Esta tensión se vuelve patente en el deslizamiento que se opera entre el quinto y el séptimo de los cuadernos. En Al pie de la letra el narrador convierte a Cratilo en su alter ego. Este es uno de los personajes del dialogo epónimo de Platón centrado en saber si toda palabra corresponde obligatoriamente a una respectiva realidad. Cratilo defiende el origen "natural" de las palabras y su adecuación a la realidad designada —a lo cual Sócrates se opone en cierta medida. Uno de sus descendientes emblemáticos sería Rousseau, quien consideraba las palabras poseedoras de una verdad inherente que expresaba la naturaleza de las cosas. Sin embargo, en el Estudio 11 (Crítica de la imaginación pura) el principio 36 advierte: "Existe un motor que se alimenta con gotas de rocío y lluvia. Acerquen el oído al texto: ¿escuchan cómo funciona?". Un motor que no se atiene a ningún principio de realidad, a no ser la existencia que le otorga el hecho de ser nombrado. El lenguaje cobra aquí autonomía respecto a la designación extrínseca. Un uso que es abuso, pero ¿no es lo propio de la poesía?

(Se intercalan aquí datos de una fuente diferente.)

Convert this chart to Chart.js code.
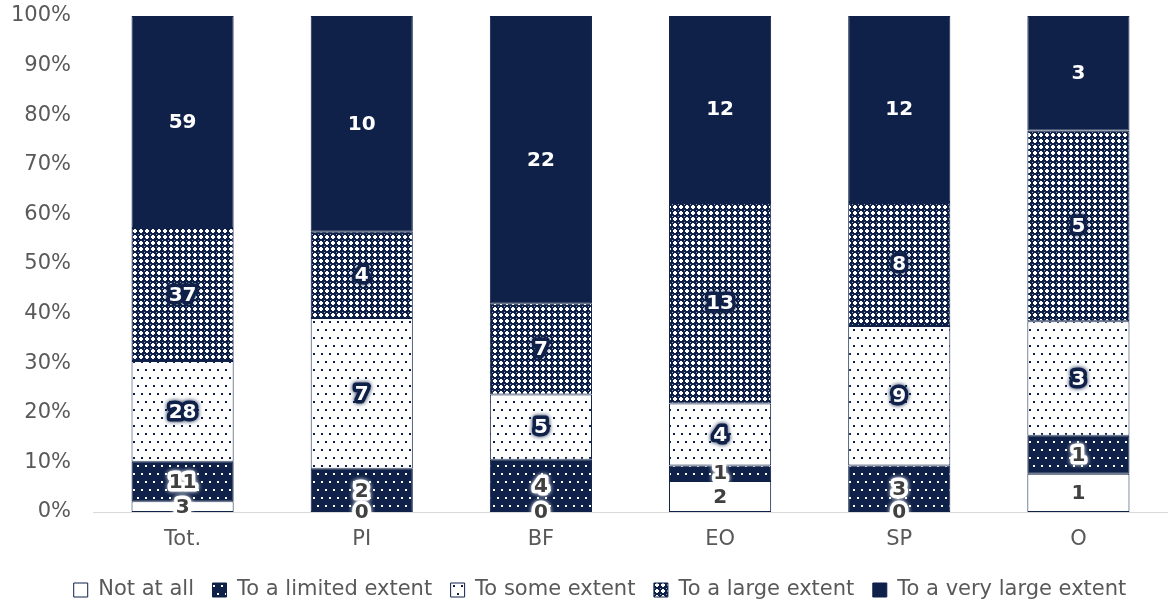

En las últimas páginas del Tratado de fitolingüística, cuaderno VII, la desazón amenaza poner fin al intento de plasmar la realidad a través de la escritura: "A veces me pregunto si todo esto tiene algún sentido y entonces por un momento estoy a punto de abandonar todo. El fantasma de la locura comienza a dar vueltas por mi cabeza". Fantasma de las palabras que al reiterarse, como una fractal, parecen despojarse de su origen. No obstante es a la vez la imposibilidad de reconocer las palabras, de usarlas, lo que sumió al amigo de infancia en la locura. Si bien con las palabras no hay garantía de realidad, lo cierto es que sin ellas no hay sentido.

A contrapie de Wittgenstein, Ortiz reza una y otra vez: "De lo que no se puede hablar es mejor hablar". Y en ese desafío está el centro que vertebra los fragmentos de su escritura.

 


Mario Ortiz, Cuadernos de lengua y literatura, volúmenes V, VI, VII (Eterna Cadencia, Buenos Aires, 2013).